**WHAT IS REQUIRED:** Skip any picture you find and retype all the remaining lines exactly.

-- BEGIN --

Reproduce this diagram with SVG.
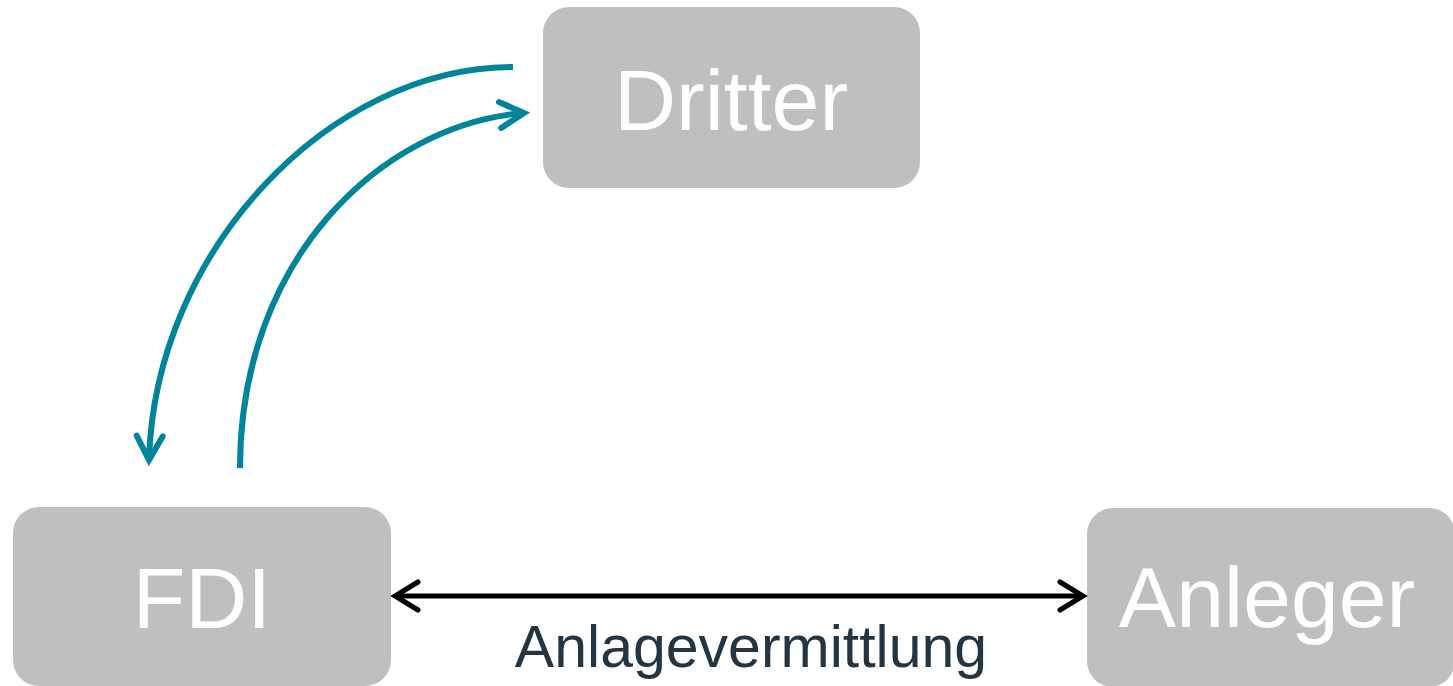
<svg xmlns="http://www.w3.org/2000/svg" width="1453" height="686" viewBox="0 0 1453 686">
  <style>
    .box { fill: #BFBFBF; }
    .node-text { font-family: "Liberation Sans", Arial, sans-serif; font-size: 86px; fill: #FFFFFF; text-anchor: middle; }
    .label { font-family: "Liberation Sans", Arial, sans-serif; font-size: 59px; fill: #233542; text-anchor: middle; }
    .teal { fill: none; stroke: #00849A; stroke-width: 6; }
    .black { fill: none; stroke: #000000; stroke-width: 5; }
  </style>
  <defs>
    <marker id="chevron-teal" markerUnits="userSpaceOnUse" markerWidth="40" markerHeight="40" viewBox="-30 -20 40 40" refX="0" refY="0" orient="auto-start-reverse" overflow="visible">
      <path d="M-24,-13 L0,0 L-24,13" fill="none" stroke="#00849A" stroke-width="6" stroke-linecap="round"/>
    </marker>
    <marker id="chevron-black" markerUnits="userSpaceOnUse" markerWidth="40" markerHeight="40" viewBox="-30 -20 40 40" refX="0" refY="0" orient="auto-start-reverse" overflow="visible">
      <path d="M-23,-14 L0,0 L-23,14" fill="none" stroke="#000000" stroke-width="5" stroke-linecap="round"/>
    </marker>
  </defs>

  <g id="node-dritter">
    <rect class="box" x="543" y="7" width="377" height="181" rx="26"/>
    <text class="node-text" x="731" y="130">Dritter</text>
  </g>

  <g id="node-fdi">
    <rect class="box" x="13" y="507" width="378" height="179" rx="26"/>
    <text class="node-text" x="202" y="628">FDI</text>
  </g>

  <g id="node-anleger">
    <rect class="box" x="1087" y="508" width="368" height="179" rx="26"/>
    <text class="node-text" x="1267" y="627">Anleger</text>
  </g>

  <g id="connectors">
    <!-- Dritter to FDI -->
    <path class="teal" d="M513,67 C330,67 155,250 149,460" marker-end="url(#chevron-teal)"/>
    <!-- FDI to Dritter -->
    <path class="teal" d="M240,468 C240,260 380,125 524,113" marker-end="url(#chevron-teal)"/>
    <!-- FDI <-> Anleger -->
    <path class="black" d="M395,596 L1083,596" marker-start="url(#chevron-black)" marker-end="url(#chevron-black)"/>
    <text class="label" x="751" y="667">Anlagevermittlung</text>
  </g>
</svg>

-- END --

**SOLUTION FOR THIS PROBLEM:**
Reproduce this diagram with SVG.
<svg xmlns="http://www.w3.org/2000/svg" width="1453" height="686" viewBox="0 0 1453 686">
  <style>
    .box { fill: #BFBFBF; }
    .node-text { font-family: "Liberation Sans", Arial, sans-serif; font-size: 86px; fill: #FFFFFF; text-anchor: middle; }
    .label { font-family: "Liberation Sans", Arial, sans-serif; font-size: 59px; fill: #233542; text-anchor: middle; }
    .teal { fill: none; stroke: #00849A; stroke-width: 6; }
    .black { fill: none; stroke: #000000; stroke-width: 5; }
  </style>
  <defs>
    <marker id="chevron-teal" markerUnits="userSpaceOnUse" markerWidth="40" markerHeight="40" viewBox="-30 -20 40 40" refX="0" refY="0" orient="auto-start-reverse" overflow="visible">
      <path d="M-24,-13 L0,0 L-24,13" fill="none" stroke="#00849A" stroke-width="6" stroke-linecap="round"/>
    </marker>
    <marker id="chevron-black" markerUnits="userSpaceOnUse" markerWidth="40" markerHeight="40" viewBox="-30 -20 40 40" refX="0" refY="0" orient="auto-start-reverse" overflow="visible">
      <path d="M-23,-14 L0,0 L-23,14" fill="none" stroke="#000000" stroke-width="5" stroke-linecap="round"/>
    </marker>
  </defs>

  <g id="node-dritter">
    <rect class="box" x="543" y="7" width="377" height="181" rx="26"/>
    <text class="node-text" x="731" y="130">Dritter</text>
  </g>

  <g id="node-fdi">
    <rect class="box" x="13" y="507" width="378" height="179" rx="26"/>
    <text class="node-text" x="202" y="628">FDI</text>
  </g>

  <g id="node-anleger">
    <rect class="box" x="1087" y="508" width="368" height="179" rx="26"/>
    <text class="node-text" x="1267" y="627">Anleger</text>
  </g>

  <g id="connectors">
    <!-- Dritter to FDI -->
    <path class="teal" d="M513,67 C330,67 155,250 149,460" marker-end="url(#chevron-teal)"/>
    <!-- FDI to Dritter -->
    <path class="teal" d="M240,468 C240,260 380,125 524,113" marker-end="url(#chevron-teal)"/>
    <!-- FDI <-> Anleger -->
    <path class="black" d="M395,596 L1083,596" marker-start="url(#chevron-black)" marker-end="url(#chevron-black)"/>
    <text class="label" x="751" y="667">Anlagevermittlung</text>
  </g>
</svg>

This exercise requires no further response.